3.A merger which has taken effect as provided for in paragraph 1 shall not be declared null and void.
1.A merger effected in accordance with point (p)(i) of Article 2(1) shall have the following consequences:
(a)all the assets and liabilities of the merging UCITS are transferred to the receiving UCITS or, where applicable, to the depositary of the receiving UCITS;
(b)the unit-holders of the merging UCITS become unit-holders of the receiving UCITS and, where applicable, they are entitled to a cash payment not exceeding 10 % of the net asset value of their units in the merging UCITS; and
(c)the merging UCITS cease to exist on the entry into effect of the merger.

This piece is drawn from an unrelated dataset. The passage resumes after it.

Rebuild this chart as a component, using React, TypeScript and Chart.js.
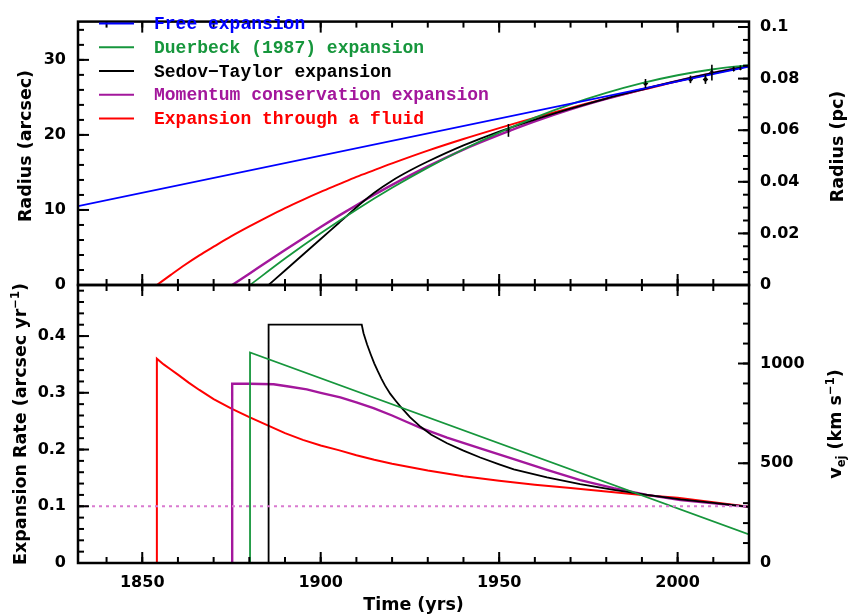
import { useEffect, useRef } from 'react';
import { Chart, registerables } from 'chart.js';
Chart.register(...registerables);

// ---------- data ----------
const DIST_PC = 600;
const ARCSEC_PER_RAD = 206265;
const KMS_PER_AU_YR = 4.74;

const legendLabels = [
  'Free expansion',
  'Duerbeck (1987) expansion',
  'Sedov\u2212Taylor expansion',
  'Momentum conservation expansion',
  'Expansion through a fluid',
];

// top panel: radius (arcsec)
const freeYears = [1832, 2020];
const freeRadius = [10.5, 29.1];

const duerbeckYears = [1880.2, 1890, 1900, 1910, 1920, 1930, 1940, 1950, 1960, 1970, 1980, 1990, 2000, 2010, 2020];
const duerbeckRadius = [0, 3.53, 6.9, 10.04, 12.95, 15.64, 18.09, 20.31, 22.31, 24.07, 25.6, 26.9, 27.95, 28.75, 29.3];

const sedovYears = [1885.4, 1890, 1895, 1900, 1905, 1911.5, 1915, 1920, 1925, 1930, 1940, 1950, 1960, 1970, 1980, 1990, 2000, 2010, 2020];
const sedovRadius = [0, 1.93, 4.03, 6.13, 8.23, 10.96, 12.3, 13.9, 15.25, 16.45, 18.6, 20.45, 22.05, 23.5, 24.85, 26.05, 27.2, 28.25, 29.2];

const momentumYears = [1875.2, 1880, 1885, 1890, 1895, 1900, 1905, 1910, 1915, 1920, 1930, 1940, 1950, 1960, 1970, 1980, 1990, 2000, 2010, 2020];
const momentumRadius = [0, 1.51, 3.09, 4.66, 6.21, 7.73, 9.21, 10.64, 12.02, 13.34, 15.8, 18.05, 20.0, 21.8, 23.4, 24.8, 26.05, 27.2, 28.25, 29.2];

const fluidYears = [1854.1, 1858, 1862, 1866, 1870, 1875, 1880, 1885, 1890, 1895, 1900, 1905, 1910, 1915, 1920, 1930, 1940, 1950, 1960, 1970, 1980, 1990, 2000, 2010, 2020];
const fluidRadius = [0, 1.35, 2.7, 3.95, 5.1, 6.5, 7.8, 9.05, 10.25, 11.35, 12.4, 13.4, 14.4, 15.3, 16.2, 17.9, 19.45, 20.9, 22.3, 23.6, 24.85, 26.0, 27.15, 28.2, 29.2];

const obsYears = [1952.6, 1991.0, 2003.6, 2007.8, 2009.6, 2015.7, 2017.6];
const obsRadius = [20.6, 26.85, 27.4, 27.4, 28.3, 28.8, 28.95];
const obsError = [0.85, 0.6, 0.5, 0.6, 1.05, 0.3, 0.3];

// bottom panel: expansion rate (arcsec / yr)
const freeRateYears = [1832, 2020];
const freeRate = [0.1, 0.1];

const duerbeckRateYears = [1880.2, 1880.2, 2020];
const duerbeckRate = [0, 0.371, 0.0505];

const sedovRateYears = [1885.4, 1885.4, 1911.5, 1912, 1913, 1914, 1915, 1916, 1917, 1918, 1919.5, 1921, 1922.3, 1925, 1928, 1931, 1935.4, 1940, 1944.7, 1950, 1954.1, 1963.4, 1972.7, 1982.1, 1991.4, 2000.8, 2010.1, 2020];
const sedovRate = [0, 0.42, 0.42, 0.405, 0.385, 0.368, 0.352, 0.338, 0.325, 0.313, 0.298, 0.286, 0.276, 0.257, 0.24, 0.226, 0.211, 0.198, 0.186, 0.174, 0.165, 0.151, 0.139, 0.129, 0.12, 0.112, 0.106, 0.099];

const momentumRateYears = [1875.2, 1875.2, 1880, 1886.8, 1891, 1896.1, 1900, 1905.5, 1910, 1914.8, 1920, 1924, 1928, 1935.4, 1944.7, 1954.1, 1963.4, 1972.7, 1982.1, 1991.4, 2000.8, 2010.1, 2020];
const momentumRate = [0, 0.316, 0.316, 0.315, 0.311, 0.306, 0.3, 0.292, 0.283, 0.273, 0.26, 0.249, 0.238, 0.221, 0.202, 0.183, 0.164, 0.146, 0.132, 0.12, 0.111, 0.105, 0.099];

const fluidRateYears = [1854.1, 1854.1, 1856, 1858, 1860, 1863, 1866, 1870, 1875, 1880, 1885, 1890, 1895, 1900, 1905, 1910, 1915, 1920, 1930, 1940, 1950, 1960, 1970, 1980, 1990, 2000, 2010, 2020];
const fluidRate = [0, 0.36, 0.35, 0.341, 0.332, 0.318, 0.305, 0.289, 0.272, 0.257, 0.243, 0.229, 0.217, 0.207, 0.199, 0.19, 0.182, 0.175, 0.163, 0.153, 0.145, 0.138, 0.132, 0.126, 0.12, 0.115, 0.107, 0.099];

// axis ranges
const X_MIN = 1832, X_MAX = 2020;
const R_MAX = 35.1;
const RATE_MAX = 0.49;

// ---------- style / layout ----------
const W = 848, H = 616;
const PLOT_LEFT = 78, PLOT_RIGHT = 749, PLOT_TOP = 7, PLOT_MID = 285, PLOT_BOTTOM = 563;
const FONT = "'DejaVu Sans', sans-serif";
const LEGEND_FONT = "bold 18px 'Liberation Mono', 'DejaVu Sans Mono', monospace";
const BLUE = '#0000ff', GREEN = '#16963c', BLACK = '#000000', MAGENTA = '#a3179c', RED = '#ff0000', DOTTED = '#d97ad0';
const colors = [BLUE, GREEN, BLACK, MAGENTA, RED];

const pts = (xs: number[], ys: number[]) => xs.map((x, i) => ({ x, y: ys[i] }));

function lineDs(label: string, data: any[], color: string, width: number, extra: any = {}) {
  return {
    label, data, borderColor: color, backgroundColor: color, borderWidth: width,
    pointRadius: 0, fill: false, tension: 0, ...extra,
  };
}

function drawRich(ctx: any, cx: number, cy: number, segs: any[], rot: number) {
  ctx.save();
  ctx.translate(cx, cy);
  ctx.rotate(rot);
  ctx.fillStyle = '#000';
  ctx.textBaseline = 'alphabetic';
  ctx.textAlign = 'left';
  let total = 0;
  const widths = segs.map((s) => {
    ctx.font = `bold ${s.size}px ${FONT}`;
    const w = ctx.measureText(s.t).width;
    total += w;
    return w;
  });
  let x = -total / 2;
  segs.forEach((s, i) => {
    ctx.font = `bold ${s.size}px ${FONT}`;
    ctx.fillText(s.t, x, 6.3 + (s.dy || 0));
    x += widths[i];
  });
  ctx.restore();
}

function tickPlugin(spec: any) {
  return {
    id: 'frameTicks',
    afterDatasetsDraw(chart: any) {
      const { ctx, chartArea: a } = chart;
      ctx.save();
      ctx.strokeStyle = '#000';
      ctx.lineWidth = 2;
      ctx.lineCap = 'butt';
      const seg = (x1: number, y1: number, x2: number, y2: number) => {
        ctx.beginPath(); ctx.moveTo(x1, y1); ctx.lineTo(x2, y2); ctx.stroke();
      };
      const each = (s: any, step: number, fn: (p: number) => void) => {
        const n0 = Math.ceil(s.min / step - 1e-6);
        const n1 = Math.floor(s.max / step + 1e-6);
        for (let n = n0; n <= n1; n++) fn(s.getPixelForValue(n * step));
      };
      const xs = chart.scales.x;
      [[spec.xMinor, 6], [spec.xMajor, 11]].forEach(([st, len]: any) =>
        each(xs, st, (p) => { seg(p, a.top, p, a.top + len); seg(p, a.bottom, p, a.bottom - len); }));
      const yl = chart.scales.y, yr = chart.scales.y2;
      [[spec.lMinor, 6], [spec.lMajor, 11]].forEach(([st, len]: any) =>
        each(yl, st, (p) => seg(a.left, p, a.left + len, p)));
      [[spec.rMinor, 6], [spec.rMajor, 11]].forEach(([st, len]: any) =>
        each(yr, st, (p) => seg(a.right, p, a.right - len, p)));
      ctx.lineWidth = 2.5;
      ctx.strokeRect(a.left, a.top, a.right - a.left, a.bottom - a.top);
      ctx.restore();
      if (spec.titles) spec.titles(ctx);
    },
  };
}

const errorBarPlugin = {
  id: 'errorBars',
  afterDatasetsDraw(chart: any) {
    const ds = chart.data.datasets.findIndex((d: any) => d.errors);
    if (ds < 0) return;
    const d = chart.data.datasets[ds];
    const { ctx } = chart;
    const xs = chart.scales.x, ys = chart.scales.y;
    ctx.save();
    ctx.strokeStyle = '#000';
    ctx.lineWidth = 1.6;
    d.data.forEach((p: any, i: number) => {
      const px = xs.getPixelForValue(p.x);
      ctx.beginPath();
      ctx.moveTo(px, ys.getPixelForValue(p.y - d.errors[i]));
      ctx.lineTo(px, ys.getPixelForValue(p.y + d.errors[i]));
      ctx.stroke();
    });
    ctx.restore();
  },
};

const legendPlugin = {
  id: 'insideLegend',
  afterDraw(chart: any) {
    const { ctx } = chart;
    ctx.save();
    ctx.font = LEGEND_FONT;
    ctx.textBaseline = 'middle';
    ctx.textAlign = 'left';
    chart.data.datasets.filter((d: any) => d.inLegend).forEach((d: any, i: number) => {
      const y = 23.5 + i * 23.75;
      ctx.strokeStyle = d.borderColor;
      ctx.lineWidth = 2;
      ctx.beginPath(); ctx.moveTo(99, y); ctx.lineTo(134, y); ctx.stroke();
      ctx.fillStyle = d.borderColor;
      ctx.fillText(d.label, 154, y + 1);
    });
    ctx.restore();
  },
};

const tickFont = { family: FONT, size: 16, weight: 'bold' };

function stepTicks(step: number) {
  return (s: any) => {
    const out: any[] = [];
    const n0 = Math.ceil(s.min / step - 1e-6);
    const n1 = Math.floor(s.max / step + 1e-6);
    for (let n = n0; n <= n1; n++) out.push({ value: Math.round(n * step * 1e6) / 1e6 });
    s.ticks = out;
  };
}

function yAxis(min: number, max: number, step: number, pos: string, width: number, fmt: (v: number) => string, pad: number) {
  return {
    type: 'linear', position: pos, min, max,
    grid: { display: false, drawTicks: false }, border: { display: false },
    ticks: { color: '#000', font: tickFont, padding: pad, autoSkip: false, callback: (v: any) => fmt(Number(v)) },
    afterBuildTicks: stepTicks(step),
    afterFit: (s: any) => { s.width = width; },
  };
}

export default function App() {
  const topRef = useRef<HTMLCanvasElement>(null);
  const botRef = useRef<HTMLCanvasElement>(null);

  useEffect(() => {
    const pcMax = (R_MAX * DIST_PC) / ARCSEC_PER_RAD;
    const vMax = RATE_MAX * DIST_PC * KMS_PER_AU_YR;

    const top = new Chart(topRef.current as HTMLCanvasElement, {
      type: 'line',
      data: {
        datasets: [
          lineDs(legendLabels[0], pts(freeYears, freeRadius), colors[0], 1.8, { inLegend: true }),
          lineDs(legendLabels[1], pts(duerbeckYears, duerbeckRadius), colors[1], 1.8, { inLegend: true, cubicInterpolationMode: 'monotone' }),
          lineDs(legendLabels[2], pts(sedovYears, sedovRadius), colors[2], 1.8, { inLegend: true, cubicInterpolationMode: 'monotone' }),
          lineDs(legendLabels[3], pts(momentumYears, momentumRadius), colors[3], 2.4, { inLegend: true, cubicInterpolationMode: 'monotone' }),
          lineDs(legendLabels[4], pts(fluidYears, fluidRadius), colors[4], 2.0, { inLegend: true, cubicInterpolationMode: 'monotone' }),
          {
            label: 'Observed radius', data: pts(obsYears, obsRadius), errors: obsError,
            showLine: false, pointRadius: 2.8, pointStyle: 'rectRot', backgroundColor: '#000', borderColor: '#000', borderWidth: 0,
          },
        ],
      } as any,
      options: {
        responsive: false, maintainAspectRatio: false, animation: false,
        layout: { padding: { top: PLOT_TOP, bottom: H - PLOT_MID, left: 0, right: 0 } },
        plugins: { legend: { display: false }, tooltip: { enabled: false } },
        scales: {
          x: { type: 'linear', min: X_MIN, max: X_MAX, display: false },
          y: yAxis(0, R_MAX, 10, 'left', PLOT_LEFT, (v) => String(v), 12),
          y2: yAxis(0, pcMax, 0.02, 'right', W - PLOT_RIGHT, (v) => String(Math.round(v * 1000) / 1000), 11),
        },
      } as any,
      plugins: [
        errorBarPlugin,
        tickPlugin({
          xMinor: 10, xMajor: 50, lMinor: 2, lMajor: 10, rMinor: 0.005, rMajor: 0.02,
          titles: (ctx: any) => {
            drawRich(ctx, 25, 146, [{ t: 'Radius (arcsec)', size: 17.5 }], -Math.PI / 2);
            drawRich(ctx, 836.5, 146.5, [{ t: 'Radius (pc)', size: 17.5 }], -Math.PI / 2);
          },
        }),
        legendPlugin,
      ] as any,
    });

    const bot = new Chart(botRef.current as HTMLCanvasElement, {
      type: 'line',
      data: {
        datasets: [
          lineDs('Free expansion rate', pts(freeRateYears, freeRate), DOTTED, 2, { borderDash: [3, 4] }),
          lineDs(legendLabels[1], pts(duerbeckRateYears, duerbeckRate), colors[1], 1.8),
          lineDs(legendLabels[2], pts(sedovRateYears, sedovRate), colors[2], 1.8),
          lineDs(legendLabels[3], pts(momentumRateYears, momentumRate), colors[3], 2.4),
          lineDs(legendLabels[4], pts(fluidRateYears, fluidRate), colors[4], 2.0),
        ],
      } as any,
      options: {
        responsive: false, maintainAspectRatio: false, animation: false,
        layout: { padding: { top: PLOT_MID, bottom: 0, left: 0, right: 0 } },
        plugins: { legend: { display: false }, tooltip: { enabled: false } },
        scales: {
          x: {
            type: 'linear', position: 'bottom', min: X_MIN, max: X_MAX,
            grid: { display: false, drawTicks: false }, border: { display: false },
            ticks: { color: '#000', font: tickFont, padding: 10, maxRotation: 0, autoSkip: false, callback: (v: any) => String(v) },
            afterBuildTicks: stepTicks(50),
            afterFit: (s: any) => { s.height = H - PLOT_BOTTOM; },
          },
          y: yAxis(0, RATE_MAX, 0.1, 'left', PLOT_LEFT, (v) => String(Math.round(v * 100) / 100), 12),
          y2: yAxis(0, vMax, 500, 'right', W - PLOT_RIGHT, (v) => String(Math.round(v)), 11),
        },
      } as any,
      plugins: [
        tickPlugin({
          xMinor: 10, xMajor: 50, lMinor: 0.02, lMajor: 0.1, rMinor: 100, rMajor: 500,
          titles: (ctx: any) => {
            drawRich(ctx, 19.5, 424, [
              { t: 'Expansion Rate (arcsec yr', size: 17.5 },
              { t: '\u22121', size: 11.5, dy: -7 },
              { t: ')', size: 17.5 },
            ], -Math.PI / 2);
            drawRich(ctx, 835, 424, [
              { t: 'v', size: 17.5 },
              { t: 'ej', size: 11.5, dy: 4 },
              { t: ' (km s', size: 17.5 },
              { t: '\u22121', size: 11.5, dy: -7 },
              { t: ')', size: 17.5 },
            ], -Math.PI / 2);
            drawRich(ctx, 413.5, 604, [{ t: 'Time (yrs)', size: 17.5 }], 0);
          },
        }),
      ] as any,
    });

    return () => { top.destroy(); bot.destroy(); };
  }, []);

  const cs: any = { position: 'absolute', left: 0, top: 0, width: W, height: H };
  return (
    <div style={{ position: 'absolute', left: 0, top: 0, width: W, height: H, background: '#fff' }}>
      <canvas ref={topRef} width={W} height={H} style={cs} />
      <canvas ref={botRef} width={W} height={H} style={cs} />
    </div>
  );
}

2.A merger effected in accordance with point (p)(ii) of Article 2(1) shall have the following consequences:
(a)all the assets and liabilities of the merging UCITS are transferred to the newly constituted receiving UCITS or, where applicable, to the depositary of the receiving UCITS;
(b)the unit-holders of the merging UCITS become unit-holders of the newly constituted receiving UCITS and, where applicable, they are entitled to a cash payment not exceeding 10 % of the net asset value of their units in the merging UCITS; and
(c)the merging UCITS cease to exist on the entry into effect of the merger.
3.A merger effected in accordance with point (p)(iii) of Article 2(1) shall have the following consequences:
(a)the net assets of the merging UCITS are transferred to the receiving UCITS or, where applicable, the depositary of the receiving UCITS;
(b)the unit-holders of the merging UCITS become unit-holders of the receiving UCITS; and
(c)the merging UCITS continues to exist until the liabilities have been discharged.
4.Member States shall provide for the establishment of a procedure whereby the management company of the receiving UCITS confirms to the depositary of the receiving UCITS that transfer of assets and, where applicable, liabilities is complete. Where the receiving UCITS has not designated a management company, it shall give that confirmation to the depositary of the receiving UCITS.